Snapseed has been in the news recently, since Google acquired Nik Software, the German company that develops it. Most of the articles called for an “anti-Instagram” move, comparing Snapseed to the popular image sharing platform: this makes no sense at all, since Snapseed is a complete photo editing software, and it cannot be put on the same level as a (extremely good) social app with some basic filter settings.
Snapseed is universal, and you can have exactly the same features on the iPhone and iPad.
UPDATE: Snapseed has been updated! It is now FREE, has a new feature called “Retro-Lux”, new frames and can now export directly to Google+.
When you launch the app, you can start getting the hang of it using the sample image. Or, of course, you can take a new picture or edit one in the Camera Roll.

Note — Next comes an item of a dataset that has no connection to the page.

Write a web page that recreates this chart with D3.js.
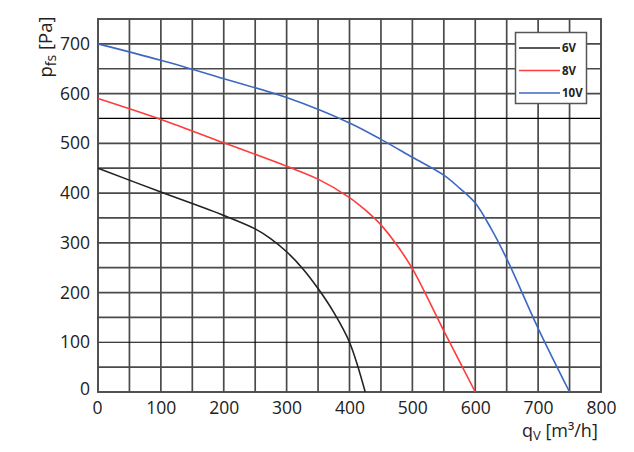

The start page in landscape and portrait mode on the iPad.
Using the tools on the bottom (or right) you have access to all the functions. Autocorrect is the first one you might want to try.
The interface is pretty intuitive: you swipe vertically to pick the setting you want to change, you swipe horizontally to change the setting.
Here’s how the Tuning section looks on the iPhone:
Selective Adjust makes you pick control points for Brightness, Contrast or Saturation. By pinching you decide the range (the affected area turns red while you apply the gesture). You can then change the amount for the selected setting.
The Details section lets you edit the image’s sharpness or its “structure” (making weaker details stronger):
The Black & White section has several presets:
You can also customize the results editing Brightness, Contrast, Grain and the Color Filter:
The Vintage, Drama and Grunge sections allows you to apply different filters and textures, and the results can be amazing. What I like here is that this features are highly customizable, so that you can fiddle until you find what you like and you can tune down textures if you feel they are too aggressive. What I definitely DON’T like about Snapseed is that, once you apply a filter, there is no Undo button. You can revert to the original image, but you’ll have to discard everything you have done in the middle.
The Center Focus and the Tilt Shift sections lets you both apply blur effects to the image. The former has some presets, and it is also recommended for vignetting. The latter has a wider set of options that let you achieve the effect you want.
UPDATE: a new “backlight” section, called Retrolux, has been added.
UPDATE: The Frames section has just been revamped: you now have a lot more to choose from, and you can also apply them in square format, cropping the image while you do that.
All in all, Snapseed is an wonderful photo editor with some high-end features and only one big minus: the lack of an Undo button. After some uncertainty, it seems this app might still have a future on iOS after Google’s acquisition. Big G had no problems in discontinuing popular software in the past, but it seems now to have made Snapseed a part of their Google+ project.